As someone that wants to learn about computational chemistry, mainly for its use in energy storage materials (and therefore DFT as the most practical method of it), I am wondering what is essential to learn about DFT. The theory behind it seems quite vague if someone does not have the practical mathematical formulations. When a chemist comes to use computational chemistry in software, it is something completely different compared to when they learn about DFT.

What I understand is that the most essential task is the improvement of exchange correlation functionals to give better and more accurate results, which must be then compared with experimental observations, but the course that I have followed never discussed any way to do it. The consideration of LDA and GGA are never clear for a computational chemist for what is better or worse to use and the development of them is a job for a quantum physicist for example.

So I am wondering, what is really the essential role of a chemist in computational chemistry and what does he/she have to learn to be effective?

Answer 1

In terms of the role of chemists for what you call the "most essential task":

"What I understand is that the most essential task is the improvement of exchange correlation functionals to give better and more accurate results"

"... the development of them is a job for a quantum physicist for example."

I am reminded of two questions we've had here so far:

• What are some recent developments in density functional theory?
• What is the closest thing we have to "the" universal density functional?

For the first question: several milestones have been explained in the answers so far:

100% of these paper's have authors in chemistry departments.

In all cases, the first/only author is a chemist, except for the last paper, where the senior-most author John Perdew has a dual affiliation with Physics and Chemistry.

For the second question: Three people have answered so far, regarding what the closest thing to a "perfect" exchange-correlation functional might be, and all three of them were chemists, as well as the authors in the papers cited in those answers.

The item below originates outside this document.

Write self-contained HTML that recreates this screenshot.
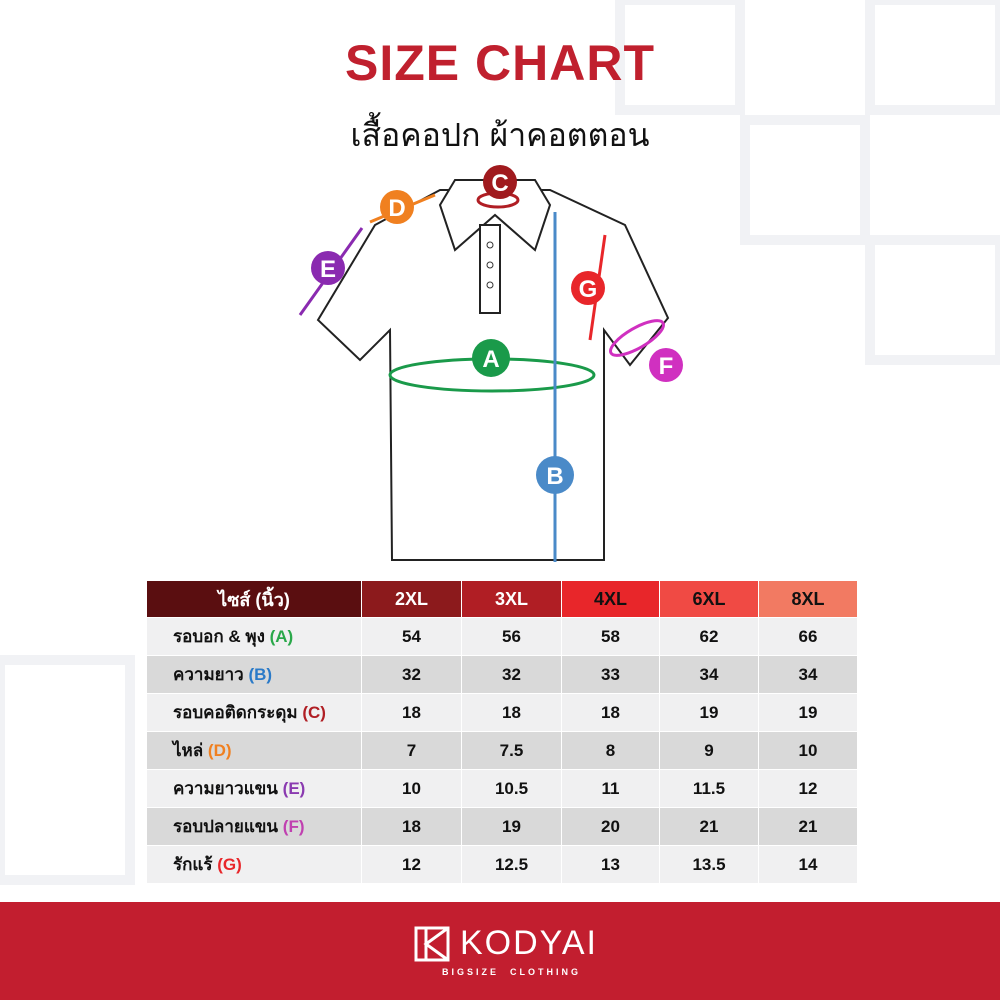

Summary: Milestones in functional development over the years have come both from physicists and chemists, with many of the key papers since 1993 seemingly coming from people in chemistry departments (or in some cases with dual affiliation in both chemistry and physics).

I am also not trying to say that chemists are more important than physicists: Walter Kohn (inventor of DFT) got his undergrad degree in Mathematics and his PhD in Physics, before getting a Nobel Prize in Chemistry. My answers here and here also show that much of the early DFT development was done on the uniform electron gas, by particle physicists like Keith Brueckner and Jeffrey Goldstone (these two were also important players in the coupled cluster method, which is now developed and used much more by chemists).

Answer 2

As a computational chemist, I find my role is to act as a translator. In a molecular dynamics simulation, I need to know enough physics and maths to translate chemical structures into a physical model, and make sure that the physics at play produces a model that makes sense chemically. Then if I'm doing multiscale modelling, say at finite element level, I need to know enough engineering to translate my chemical model into a larger structure like a beam or panel.

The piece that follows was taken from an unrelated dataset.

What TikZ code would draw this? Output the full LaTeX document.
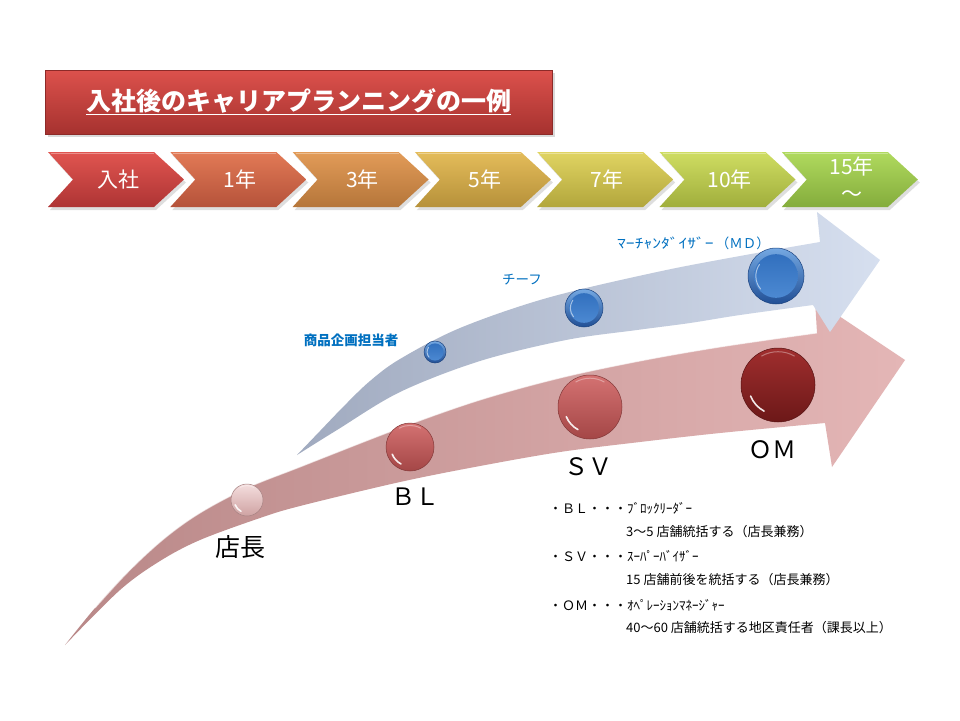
\documentclass[tikz,border=0pt]{standalone}
\usepackage{fontspec}
\setmainfont{Noto Sans CJK JP}
\usetikzlibrary{calc}
\definecolor{titletop}{HTML}{DC514C}
\definecolor{titlebot}{HTML}{A6322F}
\definecolor{c0t}{HTML}{E05550}\definecolor{c0b}{HTML}{AE3434}
\definecolor{c1t}{HTML}{E27A56}\definecolor{c1b}{HTML}{B5523A}
\definecolor{c2t}{HTML}{E29B58}\definecolor{c2b}{HTML}{B5763A}
\definecolor{c3t}{HTML}{E4BC5A}\definecolor{c3b}{HTML}{B6913A}
\definecolor{c4t}{HTML}{E0D462}\definecolor{c4b}{HTML}{B2A63C}
\definecolor{c5t}{HTML}{CFDD62}\definecolor{c5b}{HTML}{A0AE3C}
\definecolor{c6t}{HTML}{B0DA5E}\definecolor{c6b}{HTML}{84AC3C}
\definecolor{redL}{HTML}{B98888}
\definecolor{redR}{HTML}{E4B6B6}
\definecolor{bluL}{HTML}{A0AABF}
\definecolor{bluR}{HTML}{D6DFEF}
\definecolor{mdblue}{HTML}{0070C0}
\definecolor{tct}{HTML}{F4DEDE}\definecolor{tcb}{HTML}{CFA2A2}
\definecolor{rdt}{HTML}{D47272}\definecolor{rdb}{HTML}{A44646}
\definecolor{omt}{HTML}{A02E2E}\definecolor{omb}{HTML}{6C1818}
\definecolor{bt1}{HTML}{74A8E2}\definecolor{bb1}{HTML}{214F95}
\definecolor{bt2}{HTML}{3270BE}\definecolor{bb2}{HTML}{4C89D2}
\newcommand\gball[6]{%
  \node[circle, inner sep=0pt, minimum size=2*#4pt, top color=#5, bottom color=#6,
        draw=#6!80!black, line width=0.5pt] (#1) at (#2,#3) {};
  \draw[white, opacity=0.35, line width=1pt]
    ($(#1.center)+(-60:0.9*#4)$) arc (-60:-120:0.9*#4);
  \draw[white, opacity=0.9, line width=1.6pt, line cap=round]
    ($(#1.center)+(118:0.8*#4)$) arc (118:158:0.8*#4);
}
\newcommand\bball[4]{%
  \node[circle, inner sep=0pt, minimum size=2*#4pt, top color=bt1, bottom color=bb1,
        draw=bb1!85!black, line width=0.5pt] (#1) at (#2,#3) {};
  \node[circle, inner sep=0pt, minimum size=1.56*#4pt, top color=bt2, bottom color=bb2] (#1in) at (#2,#3) {};
  \draw[white, opacity=0.55, line width=1pt, line cap=round]
    ($(#1.center)+(140:0.72*#4)$) arc (140:215:0.72*#4);
}
\tikzset{
  chevlab/.style={text=white, font=\fontsize{21}{27}\selectfont, align=center, inner sep=0pt},
  biglab/.style={text=black, font=\fontsize{24}{24}\selectfont, inner sep=0pt},
  bluelab/.style={text=mdblue, font=\fontsize{13.5}{14}\selectfont, inner sep=0pt},
  notelab/.style={text=black, font=\fontsize{13}{14}\selectfont, inner sep=0pt, anchor=west},
}
\begin{document}
\begin{tikzpicture}[x=1pt,y=-1pt]
\useasboundingbox (0,0) rectangle (960,720);
\fill[white] (0,0) rectangle (960,720);

% ---- title
\fill[black, opacity=0.15] (48,73) rectangle (555,137);
\node[rectangle, minimum width=507pt, minimum height=64pt, top color=titletop, bottom color=titlebot,
      draw=titlebot!85!black, line width=0.4pt] (titlebox) at (298.5,102) {};
\node[text=white, font=\bfseries\fontsize{25}{25}\selectfont, inner sep=0pt] (title) at (298.5,101) {入社後のキャリアプランニングの一例};
\draw[white, line width=1.3pt] ($(title.base west)+(0,4)$) -- ($(title.base east)+(0,4)$);

% ---- chevrons
\foreach \i/\lab/\ct/\cb in {0/入社/c0t/c0b,1/1年/c1t/c1b,2/3年/c2t/c2b,3/5年/c3t/c3b,4/7年/c4t/c4b,5/10年/c5t/c5b,6/{15年\\～}/c6t/c6b}{
  \pgfmathsetmacro\L{48+122.3*\i}
  \fill[black, opacity=0.13] (\L+2,155) -- ++(106,0) -- ++(30,27.5) -- ++(-30,27.5) -- ++(-106,0) -- ++(25,-27.5) -- cycle;
  \path[top color=\ct, bottom color=\cb] (\L,152) -- ++(106,0) -- ++(30,27.5) -- ++(-30,27.5) -- ++(-106,0) -- ++(25,-27.5) -- cycle;
  \draw[white, opacity=0.35, line width=1pt] (\L+3,153.5) -- ++(103,0);
  \node[chevlab] (chev\i) at (\L+70,179.5) {\lab};
}

% ---- red arrow
\path[left color=redL, right color=redR]
  plot[smooth, tension=0.55] coordinates {(65,645) (95,608) (130,570) (165,538) (200,513) (247,488) (300,467) (400,428) (480,400) (560,378) (640,361) (720,347) (817,333)}
  -- (815,300) -- (905,360) -- (832,467)
  -- plot[smooth, tension=0.55] coordinates {(825,423) (720,433) (640,442) (560,452) (480,466) (400,482) (300,506) (260,518) (200,540) (160,561) (120,590) (65,645)}
  -- cycle;
\draw[white, opacity=0.6, line width=1pt]
  plot[smooth, tension=0.55] coordinates {(95,608) (130,570) (165,538) (200,513) (247,488) (300,467) (400,428) (480,400) (560,378) (640,361) (720,347) (817,333)};

% ---- blue arrow
\path[left color=bluL, right color=bluR]
  plot[smooth, tension=0.55] coordinates {(297,455) (320,431) (345,405) (370,381) (400,359) (460,328) (547,298) (657,272) (740,256) (820,242)}
  -- (817,212) -- (880,260) -- (830,332)
  -- plot[smooth, tension=0.55] coordinates {(813,305) (740,315) (690,323) (637,330) (566,340) (480,361) (400,392) (337,430) (297,455)}
  -- cycle;

% ---- red balls
\gball{tencho}{247}{500}{16}{tct}{tcb}
\gball{bl}{410}{447}{24}{rdt}{rdb}
\gball{sv}{590}{407}{32}{rdt}{rdb}
\gball{om}{778}{385}{37}{omt}{omb}

% ---- blue balls
\bball{kikaku}{435}{352}{11}
\bball{chief}{584}{308}{19}
\bball{md}{776}{276}{28}

% ---- labels
\node[biglab, font=\fontsize{25}{25}\selectfont] (ltencho) at (240,547) {店長};
\node[biglab] (lbl) at (415,497) {ＢＬ};
\node[biglab] (lsv) at (588,467) {ＳＶ};
\node[biglab] (lom) at (772,450) {ＯＭ};
\node[bluelab, font=\bfseries\fontsize{13.5}{14}\selectfont] (lkikaku) at (351,340) {商品企画担当者};
\node[bluelab] (lchief) at (522,280) {チーフ};
\node[bluelab, anchor=west] (lmd) at (617,243) {\scalebox{1.3}[1]{ﾏｰﾁｬﾝﾀﾞｲｻﾞｰ}\,（ＭＤ）};

% ---- notes
\node[notelab] (n1) at (549,508) {・ＢＬ・・・ﾌﾞﾛｯｸﾘｰﾀﾞｰ};
\node[notelab] (n2) at (626,532) {3～5 店舗統括する（店長兼務）};
\node[notelab] (n3) at (549,556) {・ＳＶ・・・ｽｰﾊﾟｰﾊﾞｲｻﾞｰ};
\node[notelab] (n4) at (626,580) {15 店舗前後を統括する（店長兼務）};
\node[notelab] (n5) at (549,605) {・ＯＭ・・・ｵﾍﾟﾚｰｼｮﾝﾏﾈｰｼﾞｬｰ};
\node[notelab] (n6) at (626,628) {40～60 店舗統括する地区責任者（課長以上）};
\end{tikzpicture}
\end{document}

Nike makes the good point that a lot of seemingly physics based papers are written by chemists. My view on this is that these people are best translators, those that understand enough physics that they can develop new tools to represent chemistry in new and innovative ways.

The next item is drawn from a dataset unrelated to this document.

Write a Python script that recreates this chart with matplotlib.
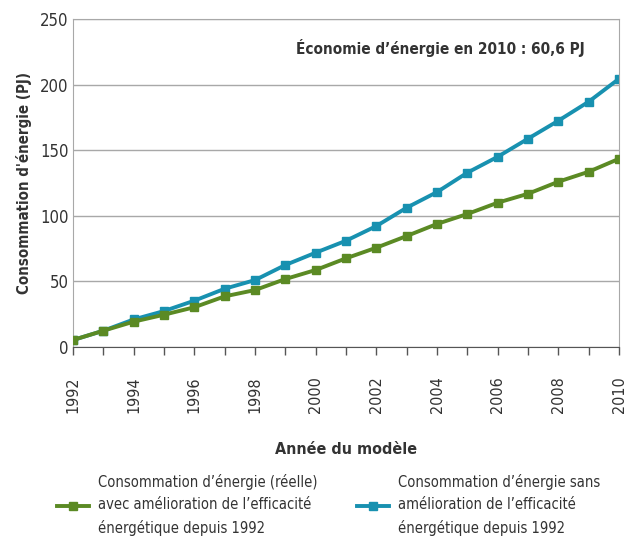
import matplotlib.pyplot as plt
from matplotlib import font_manager

years = list(range(1992, 2011))
reelle = [5.3, 12.4, 19.3, 24.6, 30.3, 38.6, 43.4, 51.8, 58.7, 67.6,
          75.7, 84.6, 93.8, 101.4, 110.0, 116.8, 126.0, 133.6, 143.5]
sans_amelioration = [5.3, 12.4, 21.0, 27.4, 35.3, 44.4, 51.0, 62.5, 71.9, 81.0,
                     92.2, 106.2, 118.1, 132.9, 145.0, 158.8, 172.5, 187.0, 204.5]
year_labels = [str(y) if y % 2 == 0 else "" for y in years]

label_reelle = "Consommation d\u2019énergie (réelle)\navec amélioration de l\u2019efficacité\nénergétique depuis 1992"
label_sans = "Consommation d\u2019énergie sans\namélioration de l\u2019efficacité\nénergétique depuis 1992"

# look for a narrow face, the original uses a condensed font
narrow = [f for f in font_manager.fontManager.ttflist
          if ("ondensed" in f.fname or "Narrow" in f.fname or "arrow" in f.name)]
if narrow:
    plt.rcParams['font.family'] = [narrow[0].name, 'DejaVu Sans']
    plt.rcParams['font.stretch'] = 'condensed'
    k = 1.0
else:
    plt.rcParams['font.family'] = ['DejaVu Sans']
    k = 0.85

green = "#5b8a24"
blue = "#1891b0"
txt = "#333333"

fig = plt.figure(figsize=(6.26, 5.41), dpi=100)
ax = fig.add_axes([0.1166, 0.3586, 0.8724, 0.6063])

ax.plot(years, reelle, color=green, lw=2.8, marker="s", ms=6, label=label_reelle, zorder=3)
ax.plot(years, sans_amelioration, color=blue, lw=2.8, marker="s", ms=6, label=label_sans, zorder=2)

ax.set_xlim(1992, 2010)
ax.set_ylim(0, 250)
ax.set_yticks([0, 50, 100, 150, 200, 250])
ax.set_xticks(years)
ax.set_xticklabels(year_labels, rotation=90)
ax.grid(axis="y", color="#a8a8a8", lw=1)
ax.set_axisbelow(True)
for s in ax.spines.values():
    s.set_color("#a8a8a8")
ax.spines["bottom"].set_color("#555555")
ax.tick_params(axis="x", direction="out", length=6, width=1, color="#555555",
               pad=15, labelsize=11.5 * k, labelcolor=txt)
ax.tick_params(axis="y", length=0, pad=3, labelsize=12 * k, labelcolor=txt)

ax.set_xlabel("Année du modèle", fontsize=11.5 * k, fontweight="bold", color=txt, labelpad=21)
ax.set_ylabel("Consommation d'énergie (PJ)", fontsize=10.8 * k, fontweight="bold", color=txt, labelpad=6)

ax.text(2004.1, 228, "Économie d\u2019énergie en 2010 : 60,6 PJ", fontsize=11 * k,
        fontweight="bold", color=txt, ha="center", va="center")

leg = fig.legend(loc="upper left", bbox_to_anchor=(0.091, 0.124), ncol=2, frameon=False,
                 fontsize=10.5 * k, labelcolor=txt, handlelength=2.2, columnspacing=2.7,
                 handletextpad=0.6, borderpad=0, borderaxespad=0)
for t in leg.get_texts():
    t.set_linespacing(1.6)

fig.savefig("out.png", dpi=100)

If you think of materials science as the crossroads of engineering, chemistry and physics, computational materials science pushes that even further by adding computer science into the mix.

Answer 3

The role of the chemist in computational chemistry is to ask the right questions. Then, the computational chemist can step in, and start computing. The computational chemist should know which models are good for the problem in question, and what kinds of pitfalls to watch out for.

Then, at the very deep end you have the method developers as well as the code developers, who know the intrinsics of the chemical models and how they are implemented. To develop code, you don't have to understand why a method works, but to develop better methods you do have to know this. What often happens is that people start by writing code, and then as their career advances the younger people step in...

Answer 4

The role of the chemist in computational chemistry is to provide the real physical evidence. Computational chemistry deals with models, and predictions. It can give you insight into the mystical quantum nature of molecules but it's just that, a prediction.

The experimental chemist can then use those models and predictions to guide their experiments, which can support or oppose the predictions and models. The new experimental data can then be used to improve the models, and the process repeats itself!

This diagram describes well the typical workflow of a computational chemist and experimental chemist.

Of course, any good computational chemist can do both. They can come up with a good chemical idea, find experimentally relevant details in the literature or get someone to collaborate with, make hypotheses, test those hypotheses, gain insight and repeat the process. This is why it is good to have a good all around training. Don't be a monkey who just pushes a button. Think for yourself!